**Work to complete**
Look below for the line with "Recreate this image" and the line with "top_hblue_vals = [-1.10, -0.90, -1.10]"; repeat exactly those two lines and all lines between them, but no pictures.

>> START Input for this task

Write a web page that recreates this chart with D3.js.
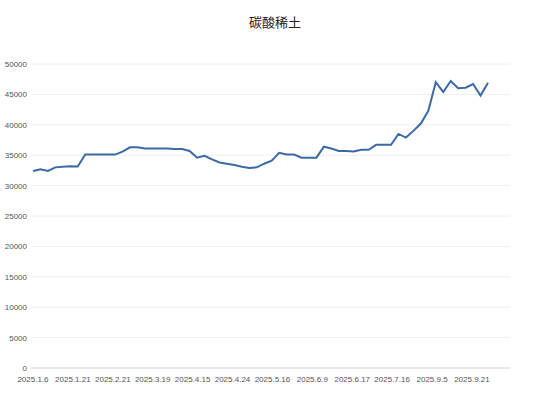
<!DOCTYPE html>
<html><head><meta charset="utf-8">
<script src="https://cdn.jsdelivr.net/npm/d3@7"></script>
<style>body{margin:0;background:#fff}</style>
</head><body><svg id="c" width="544" height="406"></svg>
<script>
// price series
const prices = [32400,32700,32400,33000,33100,33200,33150,35100,35100,35100,35100,35100,35600,36300,36300,36100,36100,36100,36100,36000,36000,35700,34600,34900,34300,33800,33600,33400,33100,32900,33000,33600,34100,35400,35100,35100,34600,34600,34600,36400,36100,35700,35700,35600,35900,35900,36700,36700,36700,38500,37900,39000,40200,42300,47000,45400,47200,46000,46100,46700,44800,46900];
const tickLabels = ["2025.1.6","2025.1.21","2025.2.21","2025.3.19","2025.4.15","2025.4.24","2025.5.16","2025.6.9","2025.6.17","2025.7.16","2025.9.5","2025.9.21"];
const tickIdx = [0,5.35,10.7,16.05,21.4,26.75,32.1,37.45,42.8,48.15,53.5,58.85];
const yTicks = [0,5000,10000,15000,20000,25000,30000,35000,40000,45000,50000];

const svg = d3.select("#c");
const x = d3.scaleLinear().domain([0, prices.length-1]).range([33, 488]);
const y = d3.scaleLinear().domain([0,50000]).range([368, 64]);

svg.append("text").attr("x",275).attr("y",27).attr("text-anchor","middle")
  .style("font-family","'Noto Sans CJK SC'").style("font-size","13px").attr("fill","#222").text("碳酸稀土");

svg.append("g").selectAll("line").data(yTicks).join("line")
  .attr("x1",31).attr("x2",510).attr("y1",d=>y(d)).attr("y2",d=>y(d))
  .attr("stroke",d=>d===0?"#d0d0d0":"#eeeeee");
svg.append("g").selectAll("text").data(yTicks).join("text")
  .attr("x",27).attr("y",d=>y(d)+3).attr("text-anchor","end")
  .style("font-family","'Liberation Sans'").style("font-size","8px").attr("fill","#555").text(d=>d);
svg.append("g").selectAll("text").data(tickLabels).join("text")
  .attr("x",(d,i)=>x(tickIdx[i])).attr("y",382).attr("text-anchor","middle")
  .style("font-family","'Liberation Sans'").style("font-size","8px").attr("fill","#555").text(d=>d);

svg.append("path").datum(prices)
  .attr("d", d3.line().x((d,i)=>x(i)).y(d=>y(d)))
  .attr("fill","none").attr("stroke","#3c6aa5").attr("stroke-width",2);
</script></body></html>
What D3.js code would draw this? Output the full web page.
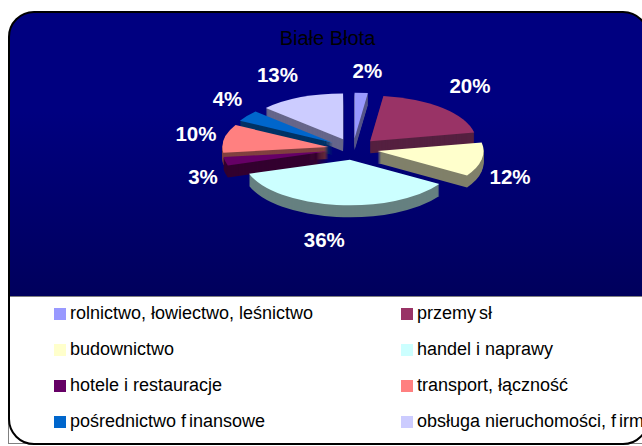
<!DOCTYPE html>
<html><head><meta charset="utf-8">
<script src="https://cdn.jsdelivr.net/npm/d3@7"></script>
<style>html,body{margin:0;padding:0;background:#fff;overflow:hidden}svg{display:block}</style>
</head><body><svg id="c" width="642" height="446"></svg>
<script>
const title = "Białe Błota";
const categories = ["rolnictwo, łowiectwo, leśnictwo","przemysł","budownictwo","handel i naprawy","hotele i restauracje","transport, łączność","pośrednictwo finansowe","obsługa nieruchomości, firm"];
const values = [2,20,12,36,3,10,4,13];
const faceColors = ["#9999FF","#993366","#FFFFCC","#CCFFFF","#660066","#FF8080","#0066CC","#CCCCFF"];
const wallColors = ["#55558a","#552040","#80806a","#668080","#33002f","#804040","#003366","#66668a"];
const labelNudge = [[4,2],[4,-5],[-5,13],[-8,12],[11,11],[5,0],[8,-3],[-10,-1]];

const svg=d3.select("#c");
const cx=353, cy=149, r=106, k=0.43, depth=12, explode=25;
const frame={x:9,y:12,w:639,h:432,rx:25}, legendTop=296.5;

const grad=svg.append("defs").append("linearGradient").attr("id","bg").attr("x1",0).attr("x2",0).attr("y1",frame.y).attr("y2",legendTop).attr("gradientUnits","userSpaceOnUse");
grad.append("stop").attr("offset",0.35).attr("stop-color","#000080");
grad.append("stop").attr("offset",1).attr("stop-color","#00005c");

svg.append("rect").attr("x",frame.x).attr("y",frame.y).attr("width",frame.w).attr("height",frame.h).attr("rx",frame.rx).attr("fill","url(#bg)");
svg.append("rect").attr("x",8.5).attr("y",legendTop).attr("width",frame.w).attr("height",443.5-legendTop).attr("fill","#fff").attr("stroke","#808080").attr("stroke-width",1);
svg.append("rect").attr("x",frame.x).attr("y",frame.y).attr("width",frame.w).attr("height",frame.h).attr("rx",frame.rx)
  .attr("fill","none").attr("stroke","#000").attr("stroke-width",2);

svg.append("text").attr("x",327.5).attr("y",45).attr("text-anchor","middle").attr("font-family","Liberation Sans").attr("font-size",20).attr("fill","#000").text(title);

const pie=d3.pie().sort(null).value(d=>d)(values);
const arc=d3.arc().innerRadius(0).outerRadius(r);
const slices=pie.map((p,i)=>{const mid=(p.startAngle+p.endAngle)/2;return {p,i,mid,
  ox:explode*Math.sin(mid), oy:-explode*Math.cos(mid)};});
const order=slices.slice().sort((a,b)=>(-Math.cos(a.mid))-(-Math.cos(b.mid))||a.i-b.i);
const pieG=svg.append("g");
order.forEach(s=>{
  const sg=pieG.append("g");
  sg.selectAll("path.w").data(d3.range(depth,0,-1)).join("path").attr("class","w")
    .attr("d",arc(s.p)).attr("fill",wallColors[s.i])
    .attr("transform",d=>`translate(${cx+s.ox},${cy+s.oy*k+d}) scale(1,${k})`);
  sg.append("path").attr("d",arc(s.p)).attr("fill",faceColors[s.i])
    .attr("transform",`translate(${cx+s.ox},${cy+s.oy*k}) scale(1,${k})`);
});

const lrx=165,lry=80;
svg.selectAll("text.l").data(slices).join("text").attr("class","l")
  .attr("x",s=>cx+lrx*Math.sin(s.mid)+labelNudge[s.i][0])
  .attr("y",s=>cy-lry*Math.cos(s.mid)+labelNudge[s.i][1]+7)
  .attr("text-anchor","middle").attr("font-family","Liberation Sans").attr("font-weight","bold")
  .attr("font-size",20.5).attr("fill","#fff").text(s=>values[s.i]+"%");

const colX=d3.scaleOrdinal().domain([0,1]).range([54,401]);
const rowY=d3.scalePoint().domain([0,1,2,3]).range([314,422]);
const leg=svg.selectAll("g.lg").data(categories).join("g").attr("class","lg")
  .attr("transform",(d,i)=>`translate(${colX(i%2)},${rowY(Math.floor(i/2))})`);
leg.append("rect").attr("x",0).attr("y",-6).attr("width",12).attr("height",12).attr("fill",(d,i)=>faceColors[i]);
const legText=leg.append("text").attr("x",16).attr("y",4.5).attr("font-family","Liberation Sans").attr("font-size",18).attr("fill","#000");
legText.each(function(d){
  const parts=d.split(/(?<=przemy)|(?<= f)(?=i)/);
  d3.select(this).selectAll("tspan").data(parts).join("tspan").attr("dx",(p,j)=>j?3:0).text(p=>p);
});
</script></body></html>
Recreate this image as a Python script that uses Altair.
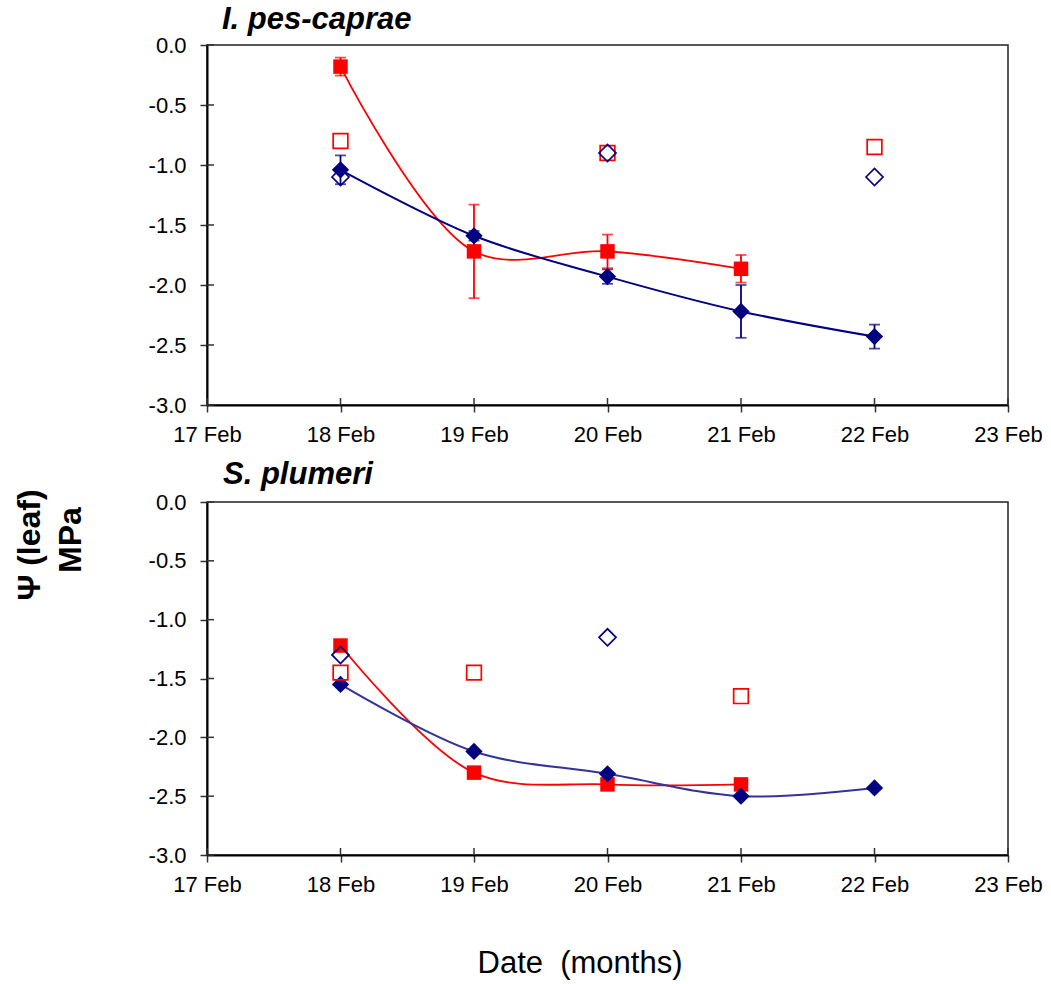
import altair as alt
import pandas as pd

# ---------------- data ----------------
X_TICKS = [17, 18, 19, 20, 21, 22, 23]
X_TICK_LABELS = ["17 Feb", "18 Feb", "19 Feb", "20 Feb", "21 Feb", "22 Feb", "23 Feb"]
Y_TICKS = [0.0, -0.5, -1.0, -1.5, -2.0, -2.5, -3.0]

# I. pes-caprae
top_blue_days = [18, 19, 20, 21, 22]
top_blue_mean = [-1.04, -1.59, -1.93, -2.22, -2.43]
top_blue_err = [0.12, 0.04, 0.06, 0.22, 0.10]
top_red_days = [18, 19, 20, 21]
top_red_mean = [-0.18, -1.72, -1.72, -1.865]
top_red_err = [0.075, 0.39, 0.14, 0.115]
top_hred_days = [18, 20, 22]
top_hred_vals = [-0.80, -0.90, -0.85]
top_hblue_days = [18, 20, 22]
top_hblue_vals = [-1.10, -0.90, -1.10]

# S. plumeri
bot_blue_days = [18, 19, 20, 21, 22]
bot_blue_mean = [-1.55, -2.12, -2.31, -2.50, -2.43]
bot_red_days = [18, 19, 20, 21]
bot_red_mean = [-1.22, -2.30, -2.40, -2.40]
bot_hred_days = [18, 19, 21]
bot_hred_vals = [-1.45, -1.45, -1.65]
bot_hblue_days = [18, 20]
bot_hblue_vals = [-1.30, -1.15]

RED = "#FF0000"
NAVY = "#000080"
FONT = "Liberation Sans"

label_list = "[" + ",".join("'%s'" % s for s in X_TICK_LABELS) + "]"
X_LABEL_EXPR = label_list + "[datum.value - 17]"
Y_LABEL_EXPR = "replace(format(datum.value, '.1f'), '\u2212', '-')"


def make_panel(title, w, h, blue_days, blue_mean, blue_err, red_days, red_mean, red_err,
               hred_days, hred_vals, hblue_days, hblue_vals, blue_line_color,
               title_x, title_y, extra=None):
    xs = alt.Scale(domain=[17, 23], nice=False, zero=False)
    ys = alt.Scale(domain=[-3, 0], nice=False, zero=False)
    xaxis = alt.Axis(values=X_TICKS, labelExpr=X_LABEL_EXPR, title=None, grid=False,
                     tickSize=7, tickWidth=1.5, tickColor="#333333", domainColor="black",
                     domainWidth=2, labelFontSize=22, labelPadding=12, labelColor="black",
                     labelFont=FONT, labelFlush=False)
    yaxis = alt.Axis(values=Y_TICKS, labelExpr=Y_LABEL_EXPR, title=None, grid=False,
                     tickSize=7, tickWidth=1.5, tickColor="#333333", domainColor="black",
                     domainWidth=2, labelFontSize=22, labelPadding=14, labelColor="black",
                     labelFont=FONT)
    X = alt.X("day:Q", scale=xs, axis=xaxis)
    Y = alt.Y("v:Q", scale=ys, axis=yaxis)

    blue = pd.DataFrame({"day": blue_days, "v": blue_mean})
    red = pd.DataFrame({"day": red_days, "v": red_mean})
    hred = pd.DataFrame({"day": hred_days, "v": hred_vals})
    hblue = pd.DataFrame({"day": hblue_days, "v": hblue_vals})

    layers = []
    # inner half of cross ticks
    yt = pd.DataFrame({"v": Y_TICKS})
    layers.append(alt.Chart(yt).mark_rule(color="#333333", strokeWidth=1.5).encode(
        y=Y, x=alt.value(0), x2=alt.value(7)))
    xt = pd.DataFrame({"day": X_TICKS})
    layers.append(alt.Chart(xt).mark_rule(color="#333333", strokeWidth=1.5).encode(
        x=X, y=alt.value(h - 7), y2=alt.value(h)))

    layers.append(alt.Chart(red).mark_line(color=RED, strokeWidth=1.8,
                                           interpolate="catmull-rom").encode(x=X, y=Y))
    layers.append(alt.Chart(blue).mark_line(color=blue_line_color, strokeWidth=2,
                                            interpolate="catmull-rom").encode(x=X, y=Y))

    for df, err, col in ((blue, blue_err, NAVY), (red, red_err, RED)):
        if err is None:
            continue
        e = df.copy()
        e["lo"] = [m - s for m, s in zip(e["v"], err)]
        e["hi"] = [m + s for m, s in zip(e["v"], err)]
        layers.append(alt.Chart(e).mark_rule(color=col, strokeWidth=1.8).encode(
            x=X, y=alt.Y("lo:Q", scale=ys, axis=yaxis), y2="hi:Q"))
        layers.append(alt.Chart(e).mark_tick(color=col, thickness=1.8, size=11,
                                             orient="horizontal").encode(
            x=X, y=alt.Y("lo:Q", scale=ys, axis=yaxis)))
        layers.append(alt.Chart(e).mark_tick(color=col, thickness=1.8, size=11,
                                             orient="horizontal").encode(
            x=X, y=alt.Y("hi:Q", scale=ys, axis=yaxis)))

    layers.append(alt.Chart(red).mark_point(shape="square", filled=True, size=210,
                                            color=RED, opacity=1).encode(x=X, y=Y))
    layers.append(alt.Chart(blue).mark_point(shape="diamond", filled=True, size=300,
                                             color=NAVY, opacity=1).encode(x=X, y=Y))
    layers.append(alt.Chart(hred).mark_point(shape="square", filled=False, size=215,
                                             color=RED, strokeWidth=1.7, opacity=1).encode(x=X, y=Y))
    layers.append(alt.Chart(hblue).mark_point(shape="diamond", filled=False, size=290,
                                              color=NAVY, strokeWidth=1.7, opacity=1).encode(x=X, y=Y))

    tdf = pd.DataFrame({"t": [title]})
    layers.append(alt.Chart(tdf).mark_text(font=FONT, fontSize=31, fontWeight="bold",
                                           fontStyle="italic", align="left",
                                           baseline="middle", color="black").encode(
        text="t:N", x=alt.value(title_x), y=alt.value(title_y)))
    if extra:
        layers.extend(extra)
    return alt.layer(*layers).properties(width=w, height=h)


top = make_panel("I. pes-caprae", 801, 360, top_blue_days, top_blue_mean, top_blue_err,
                 top_red_days, top_red_mean, top_red_err, top_hred_days, top_hred_vals,
                 top_hblue_days, top_hblue_vals, NAVY, 15, -25)

ylab1 = alt.Chart(pd.DataFrame({"t": ["\u03a8 (leaf)"]})).mark_text(
    font=FONT, fontSize=32, fontWeight="bold", angle=270, align="center",
    baseline="middle", color="black").encode(text="t:N", x=alt.value(-177), y=alt.value(43))
ylab2 = alt.Chart(pd.DataFrame({"t": ["MPa"]})).mark_text(
    font=FONT, fontSize=32, fontWeight="bold", angle=270, align="center",
    baseline="middle", color="black").encode(text="t:N", x=alt.value(-136), y=alt.value(38))
xlab = alt.Chart(pd.DataFrame({"t": ["Date \u00a0(months)"]})).mark_text(
    font=FONT, fontSize=31, align="center", baseline="middle", color="black").encode(
    text="t:N", x=alt.value(373), y=alt.value(462))

bottom = make_panel("S. plumeri", 801, 353, bot_blue_days, bot_blue_mean, None,
                    bot_red_days, bot_red_mean, None, bot_hred_days, bot_hred_vals,
                    bot_hblue_days, bot_hblue_vals, "#333399", 16, -27,
                    extra=[ylab1, ylab2, xlab])

chart = alt.vconcat(top, bottom, spacing=12).properties(
    padding={"left": 13, "top": 3, "right": 5, "bottom": 0},
    background="white",
).configure_view(stroke="#222222", strokeWidth=1.5).configure_axis(labelFont=FONT)

chart.save("out.html", embed_options={"renderer": "svg", "actions": False})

>> END Input for this task

**Response**
Recreate this image as a Python script that uses Altair.
import altair as alt
import pandas as pd

# ---------------- data ----------------
X_TICKS = [17, 18, 19, 20, 21, 22, 23]
X_TICK_LABELS = ["17 Feb", "18 Feb", "19 Feb", "20 Feb", "21 Feb", "22 Feb", "23 Feb"]
Y_TICKS = [0.0, -0.5, -1.0, -1.5, -2.0, -2.5, -3.0]

# I. pes-caprae
top_blue_days = [18, 19, 20, 21, 22]
top_blue_mean = [-1.04, -1.59, -1.93, -2.22, -2.43]
top_blue_err = [0.12, 0.04, 0.06, 0.22, 0.10]
top_red_days = [18, 19, 20, 21]
top_red_mean = [-0.18, -1.72, -1.72, -1.865]
top_red_err = [0.075, 0.39, 0.14, 0.115]
top_hred_days = [18, 20, 22]
top_hred_vals = [-0.80, -0.90, -0.85]
top_hblue_days = [18, 20, 22]
top_hblue_vals = [-1.10, -0.90, -1.10]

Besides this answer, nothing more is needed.